Information provided:
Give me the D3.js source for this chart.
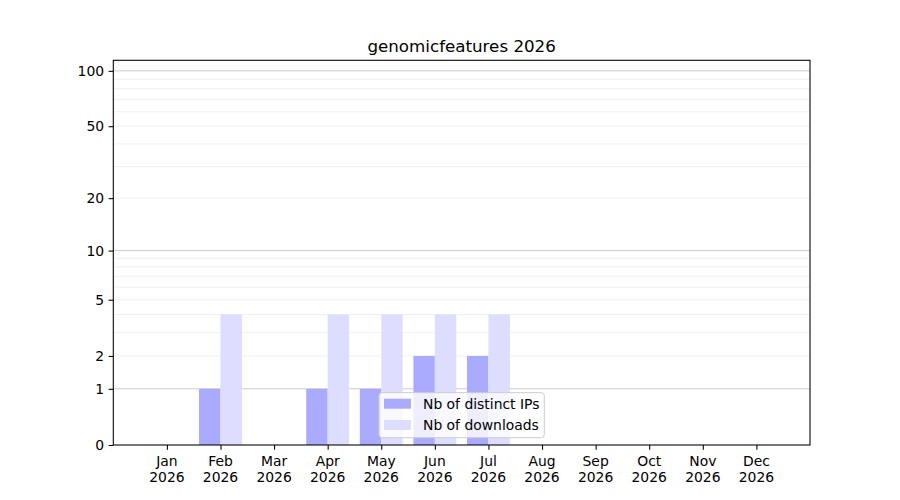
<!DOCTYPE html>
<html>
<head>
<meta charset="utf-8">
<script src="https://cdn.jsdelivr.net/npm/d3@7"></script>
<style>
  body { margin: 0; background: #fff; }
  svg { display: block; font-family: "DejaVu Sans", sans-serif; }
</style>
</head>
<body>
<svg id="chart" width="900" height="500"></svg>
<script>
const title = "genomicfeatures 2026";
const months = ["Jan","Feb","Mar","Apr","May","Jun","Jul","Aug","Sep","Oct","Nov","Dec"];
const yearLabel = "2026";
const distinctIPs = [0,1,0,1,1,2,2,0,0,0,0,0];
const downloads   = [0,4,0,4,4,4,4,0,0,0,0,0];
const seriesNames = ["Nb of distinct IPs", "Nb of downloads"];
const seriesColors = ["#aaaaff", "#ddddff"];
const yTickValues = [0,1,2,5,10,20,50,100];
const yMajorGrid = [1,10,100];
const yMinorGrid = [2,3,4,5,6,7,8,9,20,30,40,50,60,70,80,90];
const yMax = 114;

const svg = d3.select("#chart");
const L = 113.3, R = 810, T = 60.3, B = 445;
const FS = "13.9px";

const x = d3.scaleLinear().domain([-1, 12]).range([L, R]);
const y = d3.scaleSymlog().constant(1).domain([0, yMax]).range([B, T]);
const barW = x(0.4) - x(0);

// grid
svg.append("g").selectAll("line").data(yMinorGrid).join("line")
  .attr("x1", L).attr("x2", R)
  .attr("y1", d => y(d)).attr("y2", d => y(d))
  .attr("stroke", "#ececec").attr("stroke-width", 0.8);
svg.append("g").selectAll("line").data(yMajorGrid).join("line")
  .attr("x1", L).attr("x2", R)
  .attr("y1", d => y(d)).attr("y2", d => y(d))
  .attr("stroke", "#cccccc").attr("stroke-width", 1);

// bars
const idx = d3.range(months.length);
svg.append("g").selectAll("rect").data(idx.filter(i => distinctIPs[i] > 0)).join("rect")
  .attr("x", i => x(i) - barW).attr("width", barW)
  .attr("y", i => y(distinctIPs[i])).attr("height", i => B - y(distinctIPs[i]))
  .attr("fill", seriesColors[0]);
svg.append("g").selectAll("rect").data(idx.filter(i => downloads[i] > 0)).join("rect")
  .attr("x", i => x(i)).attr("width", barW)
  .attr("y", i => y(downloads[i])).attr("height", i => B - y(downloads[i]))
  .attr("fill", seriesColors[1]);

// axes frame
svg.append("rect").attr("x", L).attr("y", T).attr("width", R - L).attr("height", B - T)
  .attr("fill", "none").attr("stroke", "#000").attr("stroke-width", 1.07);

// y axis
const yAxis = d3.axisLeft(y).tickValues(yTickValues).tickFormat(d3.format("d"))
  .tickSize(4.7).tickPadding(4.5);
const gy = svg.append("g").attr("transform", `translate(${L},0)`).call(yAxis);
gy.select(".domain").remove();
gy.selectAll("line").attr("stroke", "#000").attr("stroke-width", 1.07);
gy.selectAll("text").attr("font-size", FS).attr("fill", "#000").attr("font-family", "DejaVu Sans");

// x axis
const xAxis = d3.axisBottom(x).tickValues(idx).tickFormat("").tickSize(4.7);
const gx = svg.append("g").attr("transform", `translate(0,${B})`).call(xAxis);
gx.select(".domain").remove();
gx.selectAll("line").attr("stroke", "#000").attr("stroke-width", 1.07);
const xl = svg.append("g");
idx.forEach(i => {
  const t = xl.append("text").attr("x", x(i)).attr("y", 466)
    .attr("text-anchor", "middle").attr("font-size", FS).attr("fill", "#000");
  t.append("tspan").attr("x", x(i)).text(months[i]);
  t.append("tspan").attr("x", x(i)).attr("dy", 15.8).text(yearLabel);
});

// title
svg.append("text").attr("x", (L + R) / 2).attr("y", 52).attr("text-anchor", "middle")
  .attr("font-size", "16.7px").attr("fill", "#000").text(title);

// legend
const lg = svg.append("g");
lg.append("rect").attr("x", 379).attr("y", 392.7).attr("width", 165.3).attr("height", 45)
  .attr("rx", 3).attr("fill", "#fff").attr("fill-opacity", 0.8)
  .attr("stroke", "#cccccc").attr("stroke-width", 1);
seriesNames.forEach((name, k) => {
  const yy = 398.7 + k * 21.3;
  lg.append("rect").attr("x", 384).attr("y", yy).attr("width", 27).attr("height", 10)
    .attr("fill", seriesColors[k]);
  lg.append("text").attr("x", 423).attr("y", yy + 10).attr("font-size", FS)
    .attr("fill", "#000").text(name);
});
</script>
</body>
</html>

--

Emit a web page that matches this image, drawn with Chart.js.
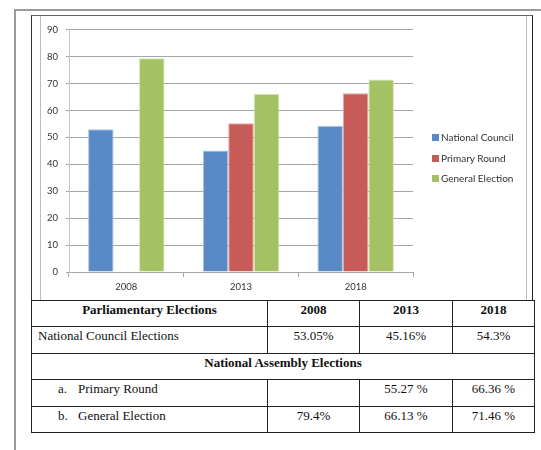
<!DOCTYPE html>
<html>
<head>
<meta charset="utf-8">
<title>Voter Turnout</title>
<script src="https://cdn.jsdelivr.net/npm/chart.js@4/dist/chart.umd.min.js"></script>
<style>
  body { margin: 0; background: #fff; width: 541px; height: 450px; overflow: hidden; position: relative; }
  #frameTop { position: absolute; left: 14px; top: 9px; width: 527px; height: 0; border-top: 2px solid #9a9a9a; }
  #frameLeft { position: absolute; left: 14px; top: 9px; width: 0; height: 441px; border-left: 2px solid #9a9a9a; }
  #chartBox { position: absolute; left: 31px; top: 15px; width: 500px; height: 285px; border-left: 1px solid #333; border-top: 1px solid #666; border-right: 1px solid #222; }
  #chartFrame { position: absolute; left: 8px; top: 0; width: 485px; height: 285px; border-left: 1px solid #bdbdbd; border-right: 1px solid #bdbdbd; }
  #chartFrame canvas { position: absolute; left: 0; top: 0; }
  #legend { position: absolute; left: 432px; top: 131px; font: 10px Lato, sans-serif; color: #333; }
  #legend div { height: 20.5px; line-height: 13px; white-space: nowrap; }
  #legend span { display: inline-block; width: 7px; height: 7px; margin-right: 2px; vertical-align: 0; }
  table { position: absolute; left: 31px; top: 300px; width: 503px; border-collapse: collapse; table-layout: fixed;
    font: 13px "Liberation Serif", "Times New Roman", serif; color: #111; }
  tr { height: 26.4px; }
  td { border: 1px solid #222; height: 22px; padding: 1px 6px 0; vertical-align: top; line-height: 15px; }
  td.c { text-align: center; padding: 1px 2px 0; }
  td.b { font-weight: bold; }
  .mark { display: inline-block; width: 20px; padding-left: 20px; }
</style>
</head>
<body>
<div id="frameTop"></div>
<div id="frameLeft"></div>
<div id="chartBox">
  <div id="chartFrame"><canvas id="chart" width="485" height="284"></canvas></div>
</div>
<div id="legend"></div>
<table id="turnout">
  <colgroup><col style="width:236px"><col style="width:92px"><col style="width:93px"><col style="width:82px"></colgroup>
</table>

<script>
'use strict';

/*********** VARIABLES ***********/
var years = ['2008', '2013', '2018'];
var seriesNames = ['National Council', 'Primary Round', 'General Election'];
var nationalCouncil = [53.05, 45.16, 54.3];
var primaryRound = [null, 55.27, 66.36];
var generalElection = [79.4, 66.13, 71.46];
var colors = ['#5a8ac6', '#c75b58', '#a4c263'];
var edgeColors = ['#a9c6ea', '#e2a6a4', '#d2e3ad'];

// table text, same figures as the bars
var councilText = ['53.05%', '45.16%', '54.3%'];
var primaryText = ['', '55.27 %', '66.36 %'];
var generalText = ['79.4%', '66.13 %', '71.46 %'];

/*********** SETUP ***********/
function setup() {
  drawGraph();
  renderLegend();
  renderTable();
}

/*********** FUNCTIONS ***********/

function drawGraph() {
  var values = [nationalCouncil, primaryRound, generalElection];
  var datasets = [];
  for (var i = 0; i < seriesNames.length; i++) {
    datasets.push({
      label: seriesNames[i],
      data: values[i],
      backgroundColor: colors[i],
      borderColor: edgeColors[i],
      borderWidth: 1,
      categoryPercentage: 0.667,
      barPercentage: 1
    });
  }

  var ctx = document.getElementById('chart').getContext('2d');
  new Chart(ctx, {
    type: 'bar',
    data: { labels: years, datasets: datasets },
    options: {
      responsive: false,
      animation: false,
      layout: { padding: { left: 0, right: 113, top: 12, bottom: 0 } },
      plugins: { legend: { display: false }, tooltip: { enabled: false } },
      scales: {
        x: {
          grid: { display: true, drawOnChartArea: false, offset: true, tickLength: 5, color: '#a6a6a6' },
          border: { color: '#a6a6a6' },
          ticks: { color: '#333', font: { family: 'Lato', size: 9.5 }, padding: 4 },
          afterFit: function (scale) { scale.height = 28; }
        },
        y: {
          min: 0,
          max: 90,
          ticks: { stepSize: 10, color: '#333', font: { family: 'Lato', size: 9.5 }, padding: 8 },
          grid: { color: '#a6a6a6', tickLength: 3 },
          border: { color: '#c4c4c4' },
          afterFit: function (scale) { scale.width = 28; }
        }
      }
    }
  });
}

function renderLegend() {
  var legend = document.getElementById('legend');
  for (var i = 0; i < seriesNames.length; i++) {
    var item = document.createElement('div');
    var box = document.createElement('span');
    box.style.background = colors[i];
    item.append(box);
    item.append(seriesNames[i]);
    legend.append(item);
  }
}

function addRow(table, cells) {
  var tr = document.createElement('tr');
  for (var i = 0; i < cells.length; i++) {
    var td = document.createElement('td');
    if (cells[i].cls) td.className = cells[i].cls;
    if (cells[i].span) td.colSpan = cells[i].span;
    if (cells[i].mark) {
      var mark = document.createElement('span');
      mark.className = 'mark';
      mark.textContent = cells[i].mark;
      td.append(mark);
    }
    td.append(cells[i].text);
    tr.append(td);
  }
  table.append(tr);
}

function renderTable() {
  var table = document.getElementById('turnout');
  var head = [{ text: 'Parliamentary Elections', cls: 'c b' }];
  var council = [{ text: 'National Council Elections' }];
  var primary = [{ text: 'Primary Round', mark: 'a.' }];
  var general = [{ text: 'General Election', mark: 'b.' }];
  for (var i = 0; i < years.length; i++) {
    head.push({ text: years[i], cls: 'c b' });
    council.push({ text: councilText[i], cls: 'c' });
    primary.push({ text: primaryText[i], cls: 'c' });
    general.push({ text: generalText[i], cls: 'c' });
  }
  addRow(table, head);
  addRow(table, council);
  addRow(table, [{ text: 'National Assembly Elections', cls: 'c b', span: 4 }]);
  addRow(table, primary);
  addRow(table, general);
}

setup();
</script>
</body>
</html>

Exercise: Only the lines between the line with "Give me the D3.js source for this chart." and the line with "const barW = x(0.4) - x(0);", inclusive, should be reproduced, exactly as written and without pictures.

Finished task:
Give me the D3.js source for this chart.
<!DOCTYPE html>
<html>
<head>
<meta charset="utf-8">
<script src="https://cdn.jsdelivr.net/npm/d3@7"></script>
<style>
  body { margin: 0; background: #fff; }
  svg { display: block; font-family: "DejaVu Sans", sans-serif; }
</style>
</head>
<body>
<svg id="chart" width="900" height="500"></svg>
<script>
const title = "genomicfeatures 2026";
const months = ["Jan","Feb","Mar","Apr","May","Jun","Jul","Aug","Sep","Oct","Nov","Dec"];
const yearLabel = "2026";
const distinctIPs = [0,1,0,1,1,2,2,0,0,0,0,0];
const downloads   = [0,4,0,4,4,4,4,0,0,0,0,0];
const seriesNames = ["Nb of distinct IPs", "Nb of downloads"];
const seriesColors = ["#aaaaff", "#ddddff"];
const yTickValues = [0,1,2,5,10,20,50,100];
const yMajorGrid = [1,10,100];
const yMinorGrid = [2,3,4,5,6,7,8,9,20,30,40,50,60,70,80,90];
const yMax = 114;

const svg = d3.select("#chart");
const L = 113.3, R = 810, T = 60.3, B = 445;
const FS = "13.9px";

const x = d3.scaleLinear().domain([-1, 12]).range([L, R]);
const y = d3.scaleSymlog().constant(1).domain([0, yMax]).range([B, T]);
const barW = x(0.4) - x(0);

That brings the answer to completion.